[start of DATASET EXCERPT]
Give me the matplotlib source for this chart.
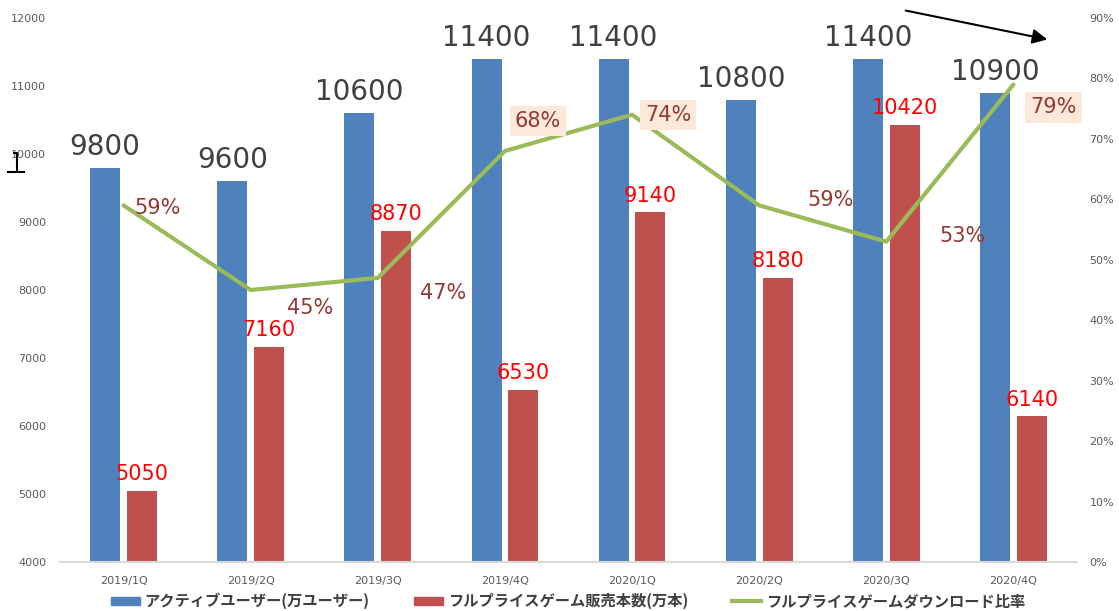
import matplotlib
matplotlib.use("Agg")
import matplotlib.pyplot as plt
from matplotlib.lines import Line2D
from matplotlib.patches import FancyArrowPatch
from matplotlib.ticker import FuncFormatter
import numpy as np

plt.rcParams['font.family'] = ['DejaVu Sans', 'Noto Sans CJK JP']

categories = ["2019/1Q", "2019/2Q", "2019/3Q", "2019/4Q", "2020/1Q", "2020/2Q", "2020/3Q", "2020/4Q"]
active_users = [9800, 9600, 10600, 11400, 11400, 10800, 11400, 10900]
full_sales = [5050, 7160, 8870, 6530, 9140, 8180, 10420, 6140]
dl_ratio = [0.59, 0.45, 0.47, 0.68, 0.74, 0.59, 0.53, 0.79]
series_names = ["アクティブユーザー(万ユーザー)", "フルプライスゲーム販売本数(万本)", "フルプライスゲームダウンロード比率"]
left_ticks = [4000, 5000, 6000, 7000, 8000, 9000, 10000, 11000, 12000]
right_ticks = [0, 0.1, 0.2, 0.3, 0.4, 0.5, 0.6, 0.7, 0.8, 0.9]

# label offsets (pixels) for the percentage labels, and which have a box
pct_offsets = [(34, -3), (59, -18), (65, -15), (33, 30), (36, 0), (71, 5), (76, 6), (40, -23)]
pct_boxed = [False, False, False, True, True, False, False, True]

BLUE = "#4F81BD"
RED = "#C0504D"
GREEN = "#9BBB59"
PCT = "#953735"

W, H = 1119, 611
fig = plt.figure(figsize=(W / 100, H / 100), dpi=100)
ax = fig.add_axes([60 / W, (H - 562) / H, (1077 - 60) / W, (562 - 18) / H])
ax2 = ax.twinx()

x = np.arange(len(categories))
bw = 0.236
off = 0.145
ax.bar(x - off, [v - 4000 for v in active_users], bw, bottom=4000, color=BLUE, zorder=2)
ax.bar(x + off, [v - 4000 for v in full_sales], bw, bottom=4000, color=RED, zorder=2)
ax.set_ylim(4000, 12000)
ax.set_xlim(-0.5, len(categories) - 0.5)
ax.set_yticks(left_ticks)
ax.set_xticks(x)
ax.set_xticklabels(categories)

for xi, v in zip(x, active_users):
    ax.annotate(str(v), (xi - off, v), xytext=(0, 5), textcoords="offset points",
                ha="center", va="bottom", fontsize=20, color="#404040")
for xi, v in zip(x, full_sales):
    ax.annotate(str(v), (xi + off, v), xytext=(0, 5), textcoords="offset points",
                ha="center", va="bottom", fontsize=15, color="#FF0000")

ax2.plot(x, dl_ratio, color=GREEN, lw=3, zorder=3, solid_capstyle="round")
ax2.set_ylim(0, 0.9)
ax2.set_yticks(right_ticks)
ax2.yaxis.set_major_formatter(FuncFormatter(lambda v, p: f"{v*100:.0f}%"))

for xi, v, (dx, dy), boxed in zip(x, dl_ratio, pct_offsets, pct_boxed):
    kw = {}
    if boxed:
        kw["bbox"] = dict(boxstyle="square,pad=0.25", fc="#FDE9D9", ec="none")
    ax2.annotate(f"{v*100:.0f}%", (xi, v), xytext=(dx * 0.72, dy * 0.72), textcoords="offset points",
                 ha="center", va="center", fontsize=15, color=PCT, zorder=5, **kw)

for a in (ax, ax2):
    for s in a.spines.values():
        s.set_visible(False)
    a.tick_params(length=0, labelsize=8, labelcolor="#595959")
ax.spines["bottom"].set_visible(True)
ax.spines["bottom"].set_color("#D9D9D9")
ax.spines["bottom"].set_linewidth(1.5)
ax.tick_params(axis="x", pad=10)
ax.tick_params(axis="y", pad=10)
ax2.tick_params(axis="y", pad=9)

# legend
handles = [plt.Rectangle((0, 0), 1, 1, color=BLUE), plt.Rectangle((0, 0), 1, 1, color=RED),
           Line2D([0], [0], color=GREEN, lw=3)]
fig.legend(handles, series_names, loc="center", bbox_to_anchor=(568 / W, 10 / H), ncol=3, frameon=False,
           prop={"family": "Noto Sans CJK JP", "weight": "bold", "size": 11}, labelcolor="#404040",
           columnspacing=2.9, handlelength=1.9, handleheight=0.45, handletextpad=0.3)

# arrow annotation
fig.add_artist(FancyArrowPatch((903 / W, 1 - 10 / H), (1050 / W, 1 - 40 / H),
                               transform=fig.transFigure, arrowstyle="-|>",
                               mutation_scale=22, color="black", lw=1.5))
# bracket glyph
fig.add_artist(Line2D([14 / W, 17 / W, 17 / W], [1 - 153 / H, 1 - 153 / H, 1 - 171 / H],
                      transform=fig.transFigure, color="black", lw=1.5))
fig.add_artist(Line2D([8 / W, 24 / W], [1 - 172 / H, 1 - 172 / H], transform=fig.transFigure, color="black", lw=1.5))

fig.savefig("out.png", dpi=100)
[end of DATASET EXCERPT]
### [GOAL]
Look through the material and say how many lines hold "matplotlib". Give the number only.

### [TASK OUTPUT]
7